Task directions
Print the listing in its entirety and exactly, leaving out images.

━━━━━━━━

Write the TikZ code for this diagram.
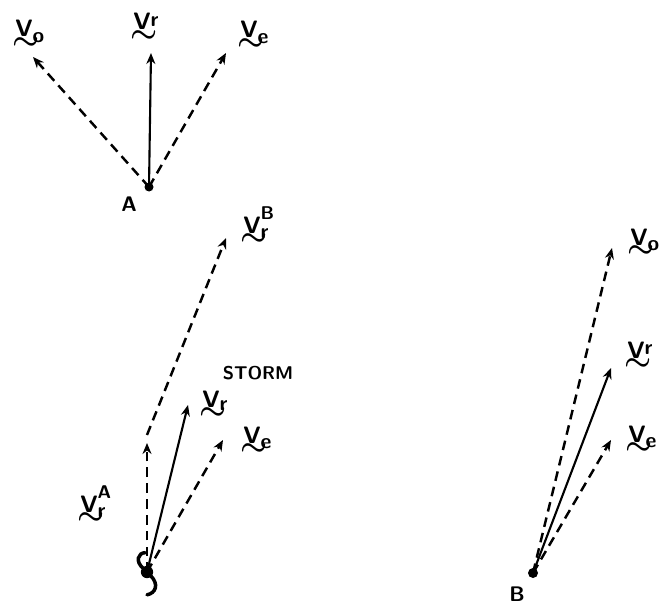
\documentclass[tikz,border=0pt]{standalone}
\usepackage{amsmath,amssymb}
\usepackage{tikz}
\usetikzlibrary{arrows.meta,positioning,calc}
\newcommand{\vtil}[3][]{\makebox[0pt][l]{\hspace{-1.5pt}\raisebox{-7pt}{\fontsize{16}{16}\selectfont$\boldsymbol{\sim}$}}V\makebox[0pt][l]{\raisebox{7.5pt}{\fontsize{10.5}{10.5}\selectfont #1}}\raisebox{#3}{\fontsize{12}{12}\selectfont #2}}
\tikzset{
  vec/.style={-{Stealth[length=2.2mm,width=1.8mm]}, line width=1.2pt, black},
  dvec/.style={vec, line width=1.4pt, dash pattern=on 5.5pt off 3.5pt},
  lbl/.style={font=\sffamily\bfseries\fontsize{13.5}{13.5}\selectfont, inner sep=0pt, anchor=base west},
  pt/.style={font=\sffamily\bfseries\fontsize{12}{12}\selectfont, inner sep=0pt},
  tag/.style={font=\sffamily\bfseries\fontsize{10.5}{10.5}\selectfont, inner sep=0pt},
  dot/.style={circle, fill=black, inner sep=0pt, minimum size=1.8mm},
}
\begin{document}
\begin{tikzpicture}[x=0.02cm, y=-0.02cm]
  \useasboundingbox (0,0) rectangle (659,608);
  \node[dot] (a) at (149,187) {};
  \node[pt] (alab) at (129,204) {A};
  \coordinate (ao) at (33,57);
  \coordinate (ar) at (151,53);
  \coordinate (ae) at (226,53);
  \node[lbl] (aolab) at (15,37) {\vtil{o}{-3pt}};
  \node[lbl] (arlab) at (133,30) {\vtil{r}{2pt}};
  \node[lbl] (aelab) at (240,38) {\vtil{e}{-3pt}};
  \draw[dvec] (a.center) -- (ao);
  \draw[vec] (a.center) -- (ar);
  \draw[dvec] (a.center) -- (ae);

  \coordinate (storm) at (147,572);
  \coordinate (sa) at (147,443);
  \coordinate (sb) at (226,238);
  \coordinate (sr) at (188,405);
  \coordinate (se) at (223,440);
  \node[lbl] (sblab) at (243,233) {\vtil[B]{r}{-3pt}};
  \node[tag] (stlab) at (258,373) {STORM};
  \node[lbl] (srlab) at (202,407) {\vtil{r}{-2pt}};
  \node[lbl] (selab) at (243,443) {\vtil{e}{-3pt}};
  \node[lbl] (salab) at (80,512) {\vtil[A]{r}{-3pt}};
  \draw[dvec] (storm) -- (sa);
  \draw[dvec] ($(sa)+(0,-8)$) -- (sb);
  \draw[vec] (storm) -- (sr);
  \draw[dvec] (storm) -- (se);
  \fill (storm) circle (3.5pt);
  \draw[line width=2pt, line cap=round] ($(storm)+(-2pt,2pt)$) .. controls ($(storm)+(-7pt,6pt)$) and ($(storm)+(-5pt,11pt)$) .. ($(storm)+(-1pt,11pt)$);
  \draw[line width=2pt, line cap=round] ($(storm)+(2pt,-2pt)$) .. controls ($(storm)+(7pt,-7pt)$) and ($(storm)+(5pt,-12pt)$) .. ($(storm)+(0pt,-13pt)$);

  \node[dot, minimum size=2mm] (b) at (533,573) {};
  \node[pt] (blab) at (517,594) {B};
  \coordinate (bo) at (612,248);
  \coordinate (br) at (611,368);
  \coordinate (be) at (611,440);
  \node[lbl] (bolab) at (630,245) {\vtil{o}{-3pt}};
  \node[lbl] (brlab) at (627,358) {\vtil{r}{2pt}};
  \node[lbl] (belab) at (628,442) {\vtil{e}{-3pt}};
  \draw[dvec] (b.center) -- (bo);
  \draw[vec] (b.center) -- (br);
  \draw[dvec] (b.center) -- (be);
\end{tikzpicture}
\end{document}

━━━━━━━━

Solved problem
Write the TikZ code for this diagram.
\documentclass[tikz,border=0pt]{standalone}
\usepackage{amsmath,amssymb}
\usepackage{tikz}
\usetikzlibrary{arrows.meta,positioning,calc}
\newcommand{\vtil}[3][]{\makebox[0pt][l]{\hspace{-1.5pt}\raisebox{-7pt}{\fontsize{16}{16}\selectfont$\boldsymbol{\sim}$}}V\makebox[0pt][l]{\raisebox{7.5pt}{\fontsize{10.5}{10.5}\selectfont #1}}\raisebox{#3}{\fontsize{12}{12}\selectfont #2}}
\tikzset{
  vec/.style={-{Stealth[length=2.2mm,width=1.8mm]}, line width=1.2pt, black},
  dvec/.style={vec, line width=1.4pt, dash pattern=on 5.5pt off 3.5pt},
  lbl/.style={font=\sffamily\bfseries\fontsize{13.5}{13.5}\selectfont, inner sep=0pt, anchor=base west},
  pt/.style={font=\sffamily\bfseries\fontsize{12}{12}\selectfont, inner sep=0pt},
  tag/.style={font=\sffamily\bfseries\fontsize{10.5}{10.5}\selectfont, inner sep=0pt},
  dot/.style={circle, fill=black, inner sep=0pt, minimum size=1.8mm},
}
\begin{document}
\begin{tikzpicture}[x=0.02cm, y=-0.02cm]
  \useasboundingbox (0,0) rectangle (659,608);
  \node[dot] (a) at (149,187) {};
  \node[pt] (alab) at (129,204) {A};
  \coordinate (ao) at (33,57);
  \coordinate (ar) at (151,53);
  \coordinate (ae) at (226,53);
  \node[lbl] (aolab) at (15,37) {\vtil{o}{-3pt}};
  \node[lbl] (arlab) at (133,30) {\vtil{r}{2pt}};
  \node[lbl] (aelab) at (240,38) {\vtil{e}{-3pt}};
  \draw[dvec] (a.center) -- (ao);
  \draw[vec] (a.center) -- (ar);
  \draw[dvec] (a.center) -- (ae);

  \coordinate (storm) at (147,572);
  \coordinate (sa) at (147,443);
  \coordinate (sb) at (226,238);
  \coordinate (sr) at (188,405);
  \coordinate (se) at (223,440);
  \node[lbl] (sblab) at (243,233) {\vtil[B]{r}{-3pt}};
  \node[tag] (stlab) at (258,373) {STORM};
  \node[lbl] (srlab) at (202,407) {\vtil{r}{-2pt}};
  \node[lbl] (selab) at (243,443) {\vtil{e}{-3pt}};
  \node[lbl] (salab) at (80,512) {\vtil[A]{r}{-3pt}};
  \draw[dvec] (storm) -- (sa);
  \draw[dvec] ($(sa)+(0,-8)$) -- (sb);
  \draw[vec] (storm) -- (sr);
  \draw[dvec] (storm) -- (se);
  \fill (storm) circle (3.5pt);
  \draw[line width=2pt, line cap=round] ($(storm)+(-2pt,2pt)$) .. controls ($(storm)+(-7pt,6pt)$) and ($(storm)+(-5pt,11pt)$) .. ($(storm)+(-1pt,11pt)$);
  \draw[line width=2pt, line cap=round] ($(storm)+(2pt,-2pt)$) .. controls ($(storm)+(7pt,-7pt)$) and ($(storm)+(5pt,-12pt)$) .. ($(storm)+(0pt,-13pt)$);

  \node[dot, minimum size=2mm] (b) at (533,573) {};
  \node[pt] (blab) at (517,594) {B};
  \coordinate (bo) at (612,248);
  \coordinate (br) at (611,368);
  \coordinate (be) at (611,440);
  \node[lbl] (bolab) at (630,245) {\vtil{o}{-3pt}};
  \node[lbl] (brlab) at (627,358) {\vtil{r}{2pt}};
  \node[lbl] (belab) at (628,442) {\vtil{e}{-3pt}};
  \draw[dvec] (b.center) -- (bo);
  \draw[vec] (b.center) -- (br);
  \draw[dvec] (b.center) -- (be);
\end{tikzpicture}
\end{document}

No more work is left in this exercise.